Christian Highway has proved, what some may have been inclined to doubt, that those who go away for week-ends in this way in summer are not all pagans. Since June of this year a service has been held in the open air, come rain come sun, at one hostel or other, each Sunday before members have set off for the day. With perhaps half a dozen or more Christian Highway members in the hostel overnight to form the nucleus of the gathering, the numbers have been added to four, five, sixfold by others who have joined, and that with only a printed card stuck on a convenient tree or post to give notice, and the glimpse of a Christian Highway badge on some-one’s lumber-jacket indicating that some kindred soul is in the place.

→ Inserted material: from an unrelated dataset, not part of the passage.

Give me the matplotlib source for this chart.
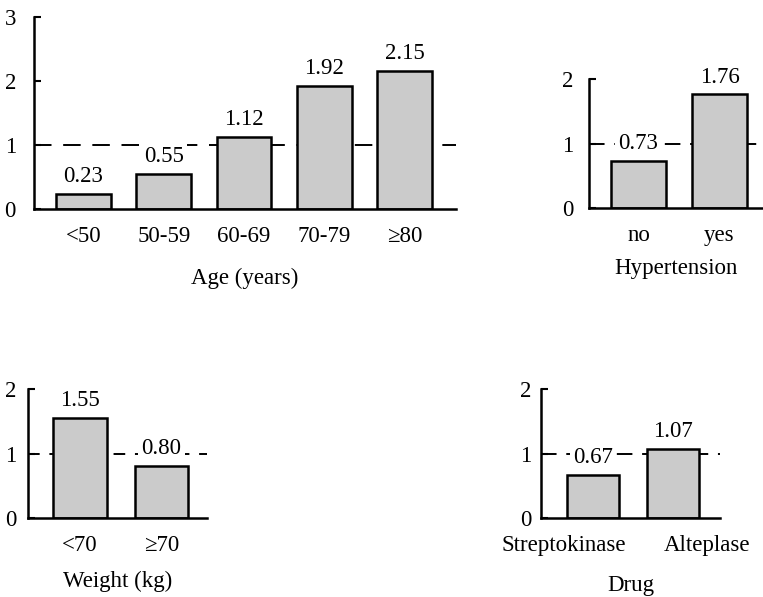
import matplotlib
matplotlib.use("Agg")
import matplotlib.pyplot as plt
from matplotlib.transforms import ScaledTranslation

plt.rcParams['font.family'] = ['Liberation Serif', 'DejaVu Serif']

age_cats = ['<50', '50-59', '60-69', '70-79', '≥80']
age_vals = [0.23, 0.55, 1.12, 1.92, 2.15]
htn_cats = ['no', 'yes']
htn_vals = [0.73, 1.76]
wt_cats = ['<70', '≥70']
wt_vals = [1.55, 0.80]
drug_cats = ['Streptokinase', 'Alteplase']
drug_vals = [0.67, 1.07]

W, H = 763, 597
fig = plt.figure(figsize=(W / 100, H / 100), dpi=100)

def px_axes(left, right, y0, ytop):
    return fig.add_axes([left / W, 1 - y0 / H, (right - left) / W, (y0 - ytop) / H])

FS = 16.5
BAR_COLOR = '#cbcbcb'

def panel(ax, cats, vals, xlim, width, ymax, xlabel, dash, ypad, xpad, lpad):
    xs = list(range(len(cats)))
    ax.axhline(1, color='black', lw=1.4, ls=(0, dash), zorder=1)
    ax.bar(xs, vals, width=width, color=BAR_COLOR, edgecolor='black', linewidth=1.8, zorder=2)
    for x, v in zip(xs, vals):
        ax.annotate(f'{v:.2f}', (x, v), xytext=(0, 5), textcoords='offset points',
                    ha='center', va='bottom', fontsize=FS, zorder=3,
                    bbox=dict(boxstyle='square,pad=0.15', fc='white', ec='none'))
    ax.set_xlim(*xlim)
    ax.set_ylim(0, ymax)
    ax.set_yticks(range(ymax + 1))
    ax.set_xticks(xs)
    ax.set_xticklabels(cats, fontsize=FS)
    ax.tick_params(axis='x', length=0, pad=xpad)
    ax.tick_params(axis='y', direction='in', length=5, width=1.5, pad=ypad, labelsize=FS)
    for s in ('top', 'right'):
        ax.spines[s].set_visible(False)
    for s in ('left', 'bottom'):
        ax.spines[s].set_linewidth(1.8)
    ax.set_xlabel(xlabel, fontsize=FS, labelpad=lpad)
    ax.patch.set_alpha(0)

ax1 = px_axes(34, 456, 209, 17)
panel(ax1, age_cats, age_vals, (-0.617, 4.642), 0.685, 3, 'Age (years)', (9, 6), 13, 12, 15)

ax2 = px_axes(589, 762, 208, 79)
panel(ax2, htn_cats, htn_vals, (-0.611, 1.525), 0.68, 2, 'Hypertension', (8, 5), 11, 12, 9)

ax3 = px_axes(28, 207, 518, 389)
panel(ax3, wt_cats, wt_vals, (-0.638, 1.558), 0.66, 2, 'Weight (kg)', (6, 5), 8.5, 12, 11)

ax4 = px_axes(541, 720, 518, 389)
panel(ax4, drug_cats, drug_vals, (-0.654, 1.597), 0.654, 2, 'Drug', (8, 5), 7, 12, 14)
shifts = [-29, 35]
for lab, dx in zip(ax4.get_xticklabels(), shifts):
    lab.set_transform(lab.get_transform() + ScaledTranslation(dx / 100, 0, fig.dpi_scale_trans))

fig.savefig('out.png', dpi=100)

There are others besides members of the Scottish Youth Hostel Association who are members of Christian Highway. It includes among its number groups of young Church members who at times go off, on Sundays or week-ends, on cycles or on foot, into the country. These attend worship according to their own arrangement; but, together, they have been responsible for at least one new venture. On Sunday, 21st August, they made the arrangements for, and were present in large numbers at, a service and rally held at Arrochar, to which all others of the hiking and cycling fraternity then in the district were invited. This service was conducted by the Rev. W. F. Wills of Arrochar, an afternoon service elsewhere preventing the Rev. R. D. E. Stevenson of Tarbet also from being present.

Christian Highway is not another organisation. It is simply a uniting link and an active witness, with a badge, and a monthly news bulletin, and a common interest, for those city folk whose feet are often set towards the country highway.